■ Aim of the exercise
From the line with "Give me the matplotlib source for this chart." to the line with "ax0.text(cx, 226, 'ToR", both included, repeat each line exactly and leave out the pictures.

■ Provided entries
══════════

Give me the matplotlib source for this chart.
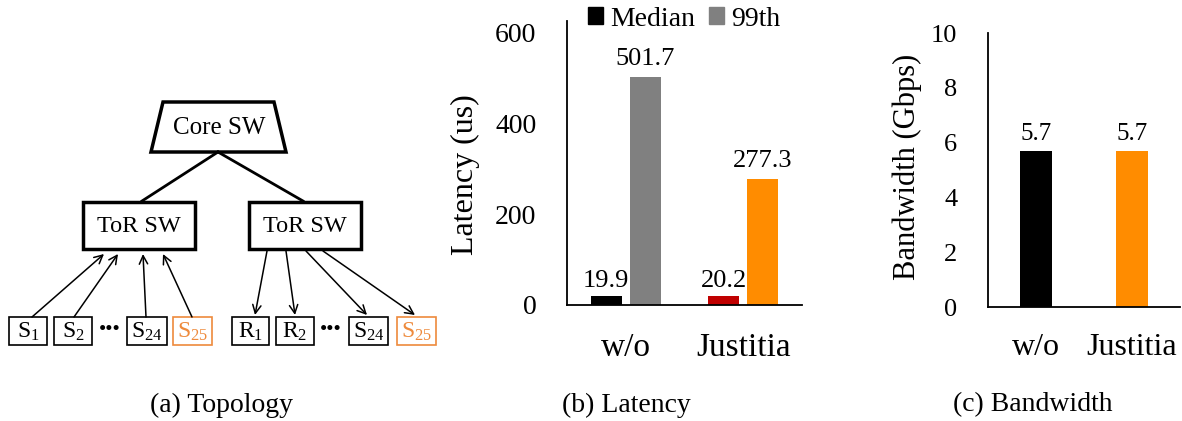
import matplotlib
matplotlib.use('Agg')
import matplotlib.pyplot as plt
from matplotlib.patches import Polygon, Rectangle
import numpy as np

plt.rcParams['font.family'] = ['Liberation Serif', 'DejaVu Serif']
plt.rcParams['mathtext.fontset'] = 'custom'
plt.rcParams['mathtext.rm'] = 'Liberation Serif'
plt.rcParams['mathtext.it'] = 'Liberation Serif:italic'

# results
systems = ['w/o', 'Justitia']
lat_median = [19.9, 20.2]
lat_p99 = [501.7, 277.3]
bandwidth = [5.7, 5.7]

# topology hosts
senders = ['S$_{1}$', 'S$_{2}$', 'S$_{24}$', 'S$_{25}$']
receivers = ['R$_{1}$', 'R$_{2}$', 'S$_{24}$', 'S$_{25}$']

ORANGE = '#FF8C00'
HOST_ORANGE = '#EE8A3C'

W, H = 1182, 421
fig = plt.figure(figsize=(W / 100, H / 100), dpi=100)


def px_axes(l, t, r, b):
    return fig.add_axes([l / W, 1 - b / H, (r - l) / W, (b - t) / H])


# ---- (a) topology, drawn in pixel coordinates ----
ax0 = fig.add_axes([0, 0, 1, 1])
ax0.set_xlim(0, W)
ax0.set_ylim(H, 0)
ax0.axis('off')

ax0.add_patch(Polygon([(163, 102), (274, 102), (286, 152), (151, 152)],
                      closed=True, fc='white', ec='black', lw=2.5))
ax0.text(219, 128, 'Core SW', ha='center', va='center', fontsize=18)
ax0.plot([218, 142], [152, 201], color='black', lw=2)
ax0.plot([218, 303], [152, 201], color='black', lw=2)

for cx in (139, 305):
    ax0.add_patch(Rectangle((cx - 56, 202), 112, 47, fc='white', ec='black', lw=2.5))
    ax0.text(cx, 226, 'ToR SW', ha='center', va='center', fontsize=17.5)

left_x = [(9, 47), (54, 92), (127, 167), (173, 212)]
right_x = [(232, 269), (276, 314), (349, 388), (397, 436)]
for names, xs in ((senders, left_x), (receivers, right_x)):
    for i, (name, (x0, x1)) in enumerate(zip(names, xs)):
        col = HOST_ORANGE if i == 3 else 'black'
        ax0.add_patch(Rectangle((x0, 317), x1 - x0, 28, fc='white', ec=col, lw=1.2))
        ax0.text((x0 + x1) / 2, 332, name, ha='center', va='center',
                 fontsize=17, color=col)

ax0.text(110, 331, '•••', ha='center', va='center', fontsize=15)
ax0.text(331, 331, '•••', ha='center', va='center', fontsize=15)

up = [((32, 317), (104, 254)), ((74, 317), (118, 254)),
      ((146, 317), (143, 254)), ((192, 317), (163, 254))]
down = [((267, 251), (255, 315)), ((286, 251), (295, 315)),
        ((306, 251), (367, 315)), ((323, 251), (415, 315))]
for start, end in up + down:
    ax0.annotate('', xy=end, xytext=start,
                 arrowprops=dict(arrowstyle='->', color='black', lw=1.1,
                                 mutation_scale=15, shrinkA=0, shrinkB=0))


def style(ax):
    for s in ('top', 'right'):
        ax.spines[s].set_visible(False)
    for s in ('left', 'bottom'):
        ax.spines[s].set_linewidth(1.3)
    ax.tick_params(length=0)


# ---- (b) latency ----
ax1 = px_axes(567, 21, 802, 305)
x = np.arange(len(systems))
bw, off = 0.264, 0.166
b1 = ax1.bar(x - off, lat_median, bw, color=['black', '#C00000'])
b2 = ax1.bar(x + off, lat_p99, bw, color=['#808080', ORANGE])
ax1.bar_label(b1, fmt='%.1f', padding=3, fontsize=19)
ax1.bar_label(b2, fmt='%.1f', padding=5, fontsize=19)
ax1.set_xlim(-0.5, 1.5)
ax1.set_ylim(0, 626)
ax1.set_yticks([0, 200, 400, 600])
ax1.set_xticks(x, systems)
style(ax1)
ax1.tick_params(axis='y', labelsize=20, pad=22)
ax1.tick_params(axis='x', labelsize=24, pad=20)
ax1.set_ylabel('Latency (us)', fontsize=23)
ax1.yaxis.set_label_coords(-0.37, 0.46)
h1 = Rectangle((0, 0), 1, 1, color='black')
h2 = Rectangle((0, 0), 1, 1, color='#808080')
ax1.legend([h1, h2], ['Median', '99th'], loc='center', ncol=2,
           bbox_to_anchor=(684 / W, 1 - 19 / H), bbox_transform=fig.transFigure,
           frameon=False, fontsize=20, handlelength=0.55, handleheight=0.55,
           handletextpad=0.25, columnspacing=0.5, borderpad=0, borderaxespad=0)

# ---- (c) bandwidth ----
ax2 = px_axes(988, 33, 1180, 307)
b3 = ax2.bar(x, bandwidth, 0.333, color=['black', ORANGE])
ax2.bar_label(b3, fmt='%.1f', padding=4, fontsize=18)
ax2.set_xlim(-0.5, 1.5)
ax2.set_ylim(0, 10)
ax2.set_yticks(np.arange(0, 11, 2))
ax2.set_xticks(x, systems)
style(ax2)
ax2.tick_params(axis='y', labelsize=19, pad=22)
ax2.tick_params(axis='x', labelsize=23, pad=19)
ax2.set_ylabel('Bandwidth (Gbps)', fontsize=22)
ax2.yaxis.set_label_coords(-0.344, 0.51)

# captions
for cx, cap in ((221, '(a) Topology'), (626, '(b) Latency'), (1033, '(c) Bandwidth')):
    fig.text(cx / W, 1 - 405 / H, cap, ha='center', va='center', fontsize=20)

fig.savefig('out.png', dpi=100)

══════════

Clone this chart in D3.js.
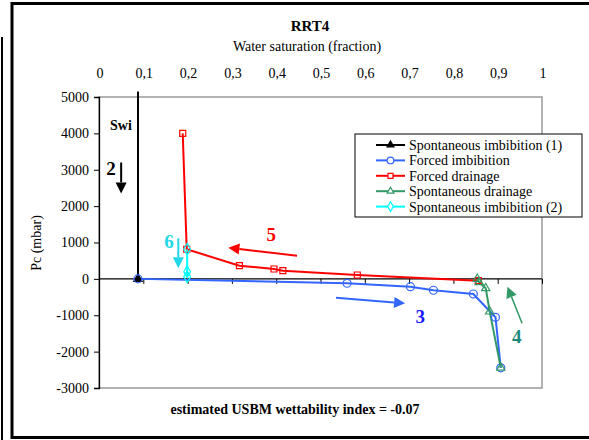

══════════

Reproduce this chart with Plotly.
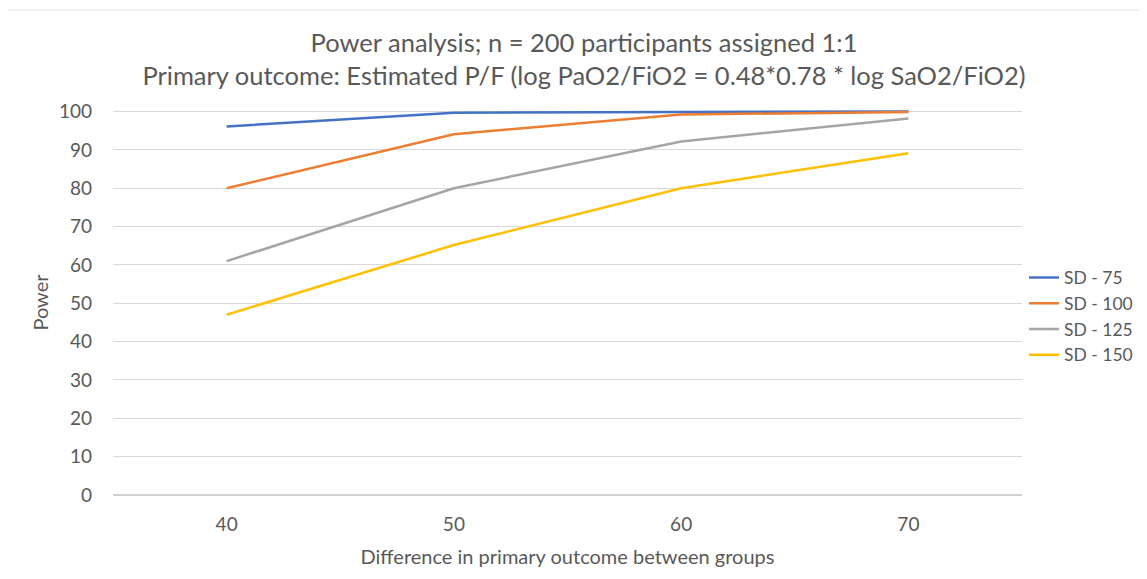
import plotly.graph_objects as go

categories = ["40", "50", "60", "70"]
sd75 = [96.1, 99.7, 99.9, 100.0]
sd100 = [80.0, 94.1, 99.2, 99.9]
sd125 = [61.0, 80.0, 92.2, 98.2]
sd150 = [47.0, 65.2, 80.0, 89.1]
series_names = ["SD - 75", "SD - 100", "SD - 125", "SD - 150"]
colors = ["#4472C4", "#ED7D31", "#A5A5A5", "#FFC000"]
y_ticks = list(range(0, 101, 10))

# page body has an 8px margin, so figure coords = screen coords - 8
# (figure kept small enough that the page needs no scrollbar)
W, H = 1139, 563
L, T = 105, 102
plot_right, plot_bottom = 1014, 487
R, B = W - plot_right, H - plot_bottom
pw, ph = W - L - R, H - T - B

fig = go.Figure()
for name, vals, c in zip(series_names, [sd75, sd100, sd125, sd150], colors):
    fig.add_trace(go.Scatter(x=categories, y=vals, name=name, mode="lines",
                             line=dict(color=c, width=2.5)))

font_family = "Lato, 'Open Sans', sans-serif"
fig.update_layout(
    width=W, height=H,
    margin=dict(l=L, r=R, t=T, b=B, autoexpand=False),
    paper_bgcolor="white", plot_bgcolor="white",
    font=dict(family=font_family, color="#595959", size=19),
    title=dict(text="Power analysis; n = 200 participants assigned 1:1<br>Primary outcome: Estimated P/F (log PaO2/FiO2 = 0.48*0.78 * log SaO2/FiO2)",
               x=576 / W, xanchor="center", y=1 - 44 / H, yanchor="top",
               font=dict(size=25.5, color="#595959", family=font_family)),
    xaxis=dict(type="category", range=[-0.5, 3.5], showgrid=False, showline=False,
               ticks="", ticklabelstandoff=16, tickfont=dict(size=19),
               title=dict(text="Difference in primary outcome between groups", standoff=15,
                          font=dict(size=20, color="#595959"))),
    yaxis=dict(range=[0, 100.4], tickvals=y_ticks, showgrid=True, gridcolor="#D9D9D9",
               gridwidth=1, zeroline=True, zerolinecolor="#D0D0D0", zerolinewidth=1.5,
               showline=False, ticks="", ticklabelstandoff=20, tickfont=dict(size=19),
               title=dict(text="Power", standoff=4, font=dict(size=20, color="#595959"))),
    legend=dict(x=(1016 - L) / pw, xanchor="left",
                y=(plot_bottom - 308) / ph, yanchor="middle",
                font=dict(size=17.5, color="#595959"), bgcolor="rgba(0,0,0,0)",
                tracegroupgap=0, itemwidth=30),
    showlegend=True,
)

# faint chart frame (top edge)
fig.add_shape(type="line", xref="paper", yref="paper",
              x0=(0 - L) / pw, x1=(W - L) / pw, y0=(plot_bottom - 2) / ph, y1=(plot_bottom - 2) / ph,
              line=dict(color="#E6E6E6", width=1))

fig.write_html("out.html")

══════════

■ Task result
Give me the matplotlib source for this chart.
import matplotlib
matplotlib.use('Agg')
import matplotlib.pyplot as plt
from matplotlib.patches import Polygon, Rectangle
import numpy as np

plt.rcParams['font.family'] = ['Liberation Serif', 'DejaVu Serif']
plt.rcParams['mathtext.fontset'] = 'custom'
plt.rcParams['mathtext.rm'] = 'Liberation Serif'
plt.rcParams['mathtext.it'] = 'Liberation Serif:italic'

# results
systems = ['w/o', 'Justitia']
lat_median = [19.9, 20.2]
lat_p99 = [501.7, 277.3]
bandwidth = [5.7, 5.7]

# topology hosts
senders = ['S$_{1}$', 'S$_{2}$', 'S$_{24}$', 'S$_{25}$']
receivers = ['R$_{1}$', 'R$_{2}$', 'S$_{24}$', 'S$_{25}$']

ORANGE = '#FF8C00'
HOST_ORANGE = '#EE8A3C'

W, H = 1182, 421
fig = plt.figure(figsize=(W / 100, H / 100), dpi=100)


def px_axes(l, t, r, b):
    return fig.add_axes([l / W, 1 - b / H, (r - l) / W, (b - t) / H])


# ---- (a) topology, drawn in pixel coordinates ----
ax0 = fig.add_axes([0, 0, 1, 1])
ax0.set_xlim(0, W)
ax0.set_ylim(H, 0)
ax0.axis('off')

ax0.add_patch(Polygon([(163, 102), (274, 102), (286, 152), (151, 152)],
                      closed=True, fc='white', ec='black', lw=2.5))
ax0.text(219, 128, 'Core SW', ha='center', va='center', fontsize=18)
ax0.plot([218, 142], [152, 201], color='black', lw=2)
ax0.plot([218, 303], [152, 201], color='black', lw=2)

for cx in (139, 305):
    ax0.add_patch(Rectangle((cx - 56, 202), 112, 47, fc='white', ec='black', lw=2.5))
    ax0.text(cx, 226, 'ToR SW', ha='center', va='center', fontsize=17.5)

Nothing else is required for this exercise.